**Problem**
Reproduce the data below in full and exclude every picture.

**Material provided**
— START —

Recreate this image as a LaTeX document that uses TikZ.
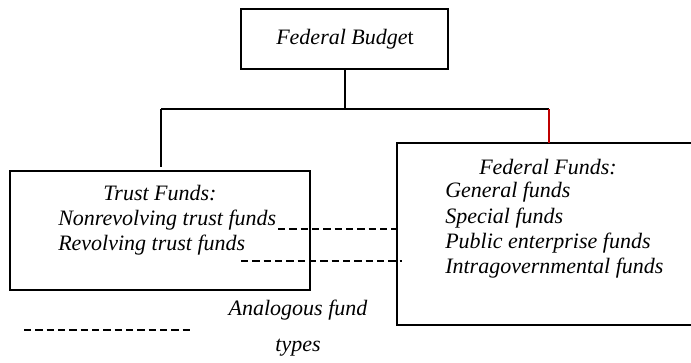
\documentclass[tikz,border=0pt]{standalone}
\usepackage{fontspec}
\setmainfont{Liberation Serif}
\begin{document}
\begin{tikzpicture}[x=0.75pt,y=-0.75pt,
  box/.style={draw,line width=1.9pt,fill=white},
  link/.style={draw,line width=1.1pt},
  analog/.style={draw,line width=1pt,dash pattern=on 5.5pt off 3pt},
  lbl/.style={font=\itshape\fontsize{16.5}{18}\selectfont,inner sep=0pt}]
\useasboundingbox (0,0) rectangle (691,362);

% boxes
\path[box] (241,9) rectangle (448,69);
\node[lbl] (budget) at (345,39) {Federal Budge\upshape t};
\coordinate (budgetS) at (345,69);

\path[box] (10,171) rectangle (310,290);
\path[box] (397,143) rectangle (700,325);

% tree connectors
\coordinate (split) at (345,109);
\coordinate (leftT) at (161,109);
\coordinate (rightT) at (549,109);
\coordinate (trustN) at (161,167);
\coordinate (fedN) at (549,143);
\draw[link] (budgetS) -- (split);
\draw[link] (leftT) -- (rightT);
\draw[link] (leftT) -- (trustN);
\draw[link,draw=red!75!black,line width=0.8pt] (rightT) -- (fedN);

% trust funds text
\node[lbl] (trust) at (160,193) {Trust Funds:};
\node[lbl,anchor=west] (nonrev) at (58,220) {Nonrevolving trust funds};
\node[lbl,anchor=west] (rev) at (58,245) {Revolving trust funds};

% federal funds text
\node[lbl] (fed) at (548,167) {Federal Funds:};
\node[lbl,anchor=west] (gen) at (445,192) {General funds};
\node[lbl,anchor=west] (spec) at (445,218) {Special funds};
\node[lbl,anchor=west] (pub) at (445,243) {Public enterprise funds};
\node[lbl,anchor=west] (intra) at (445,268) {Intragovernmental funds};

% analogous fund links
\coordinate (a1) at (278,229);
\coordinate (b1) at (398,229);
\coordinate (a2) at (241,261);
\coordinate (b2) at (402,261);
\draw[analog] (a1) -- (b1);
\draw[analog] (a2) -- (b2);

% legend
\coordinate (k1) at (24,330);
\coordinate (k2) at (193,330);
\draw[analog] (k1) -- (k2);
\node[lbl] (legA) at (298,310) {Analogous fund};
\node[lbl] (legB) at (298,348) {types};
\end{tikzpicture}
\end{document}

— END —

**Written response**
Recreate this image as a LaTeX document that uses TikZ.
\documentclass[tikz,border=0pt]{standalone}
\usepackage{fontspec}
\setmainfont{Liberation Serif}
\begin{document}
\begin{tikzpicture}[x=0.75pt,y=-0.75pt,
  box/.style={draw,line width=1.9pt,fill=white},
  link/.style={draw,line width=1.1pt},
  analog/.style={draw,line width=1pt,dash pattern=on 5.5pt off 3pt},
  lbl/.style={font=\itshape\fontsize{16.5}{18}\selectfont,inner sep=0pt}]
\useasboundingbox (0,0) rectangle (691,362);

% boxes
\path[box] (241,9) rectangle (448,69);
\node[lbl] (budget) at (345,39) {Federal Budge\upshape t};
\coordinate (budgetS) at (345,69);

\path[box] (10,171) rectangle (310,290);
\path[box] (397,143) rectangle (700,325);

% tree connectors
\coordinate (split) at (345,109);
\coordinate (leftT) at (161,109);
\coordinate (rightT) at (549,109);
\coordinate (trustN) at (161,167);
\coordinate (fedN) at (549,143);
\draw[link] (budgetS) -- (split);
\draw[link] (leftT) -- (rightT);
\draw[link] (leftT) -- (trustN);
\draw[link,draw=red!75!black,line width=0.8pt] (rightT) -- (fedN);

% trust funds text
\node[lbl] (trust) at (160,193) {Trust Funds:};
\node[lbl,anchor=west] (nonrev) at (58,220) {Nonrevolving trust funds};
\node[lbl,anchor=west] (rev) at (58,245) {Revolving trust funds};

% federal funds text
\node[lbl] (fed) at (548,167) {Federal Funds:};
\node[lbl,anchor=west] (gen) at (445,192) {General funds};
\node[lbl,anchor=west] (spec) at (445,218) {Special funds};
\node[lbl,anchor=west] (pub) at (445,243) {Public enterprise funds};
\node[lbl,anchor=west] (intra) at (445,268) {Intragovernmental funds};

% analogous fund links
\coordinate (a1) at (278,229);
\coordinate (b1) at (398,229);
\coordinate (a2) at (241,261);
\coordinate (b2) at (402,261);
\draw[analog] (a1) -- (b1);
\draw[analog] (a2) -- (b2);

% legend
\coordinate (k1) at (24,330);
\coordinate (k2) at (193,330);
\draw[analog] (k1) -- (k2);
\node[lbl] (legA) at (298,310) {Analogous fund};
\node[lbl] (legB) at (298,348) {types};
\end{tikzpicture}
\end{document}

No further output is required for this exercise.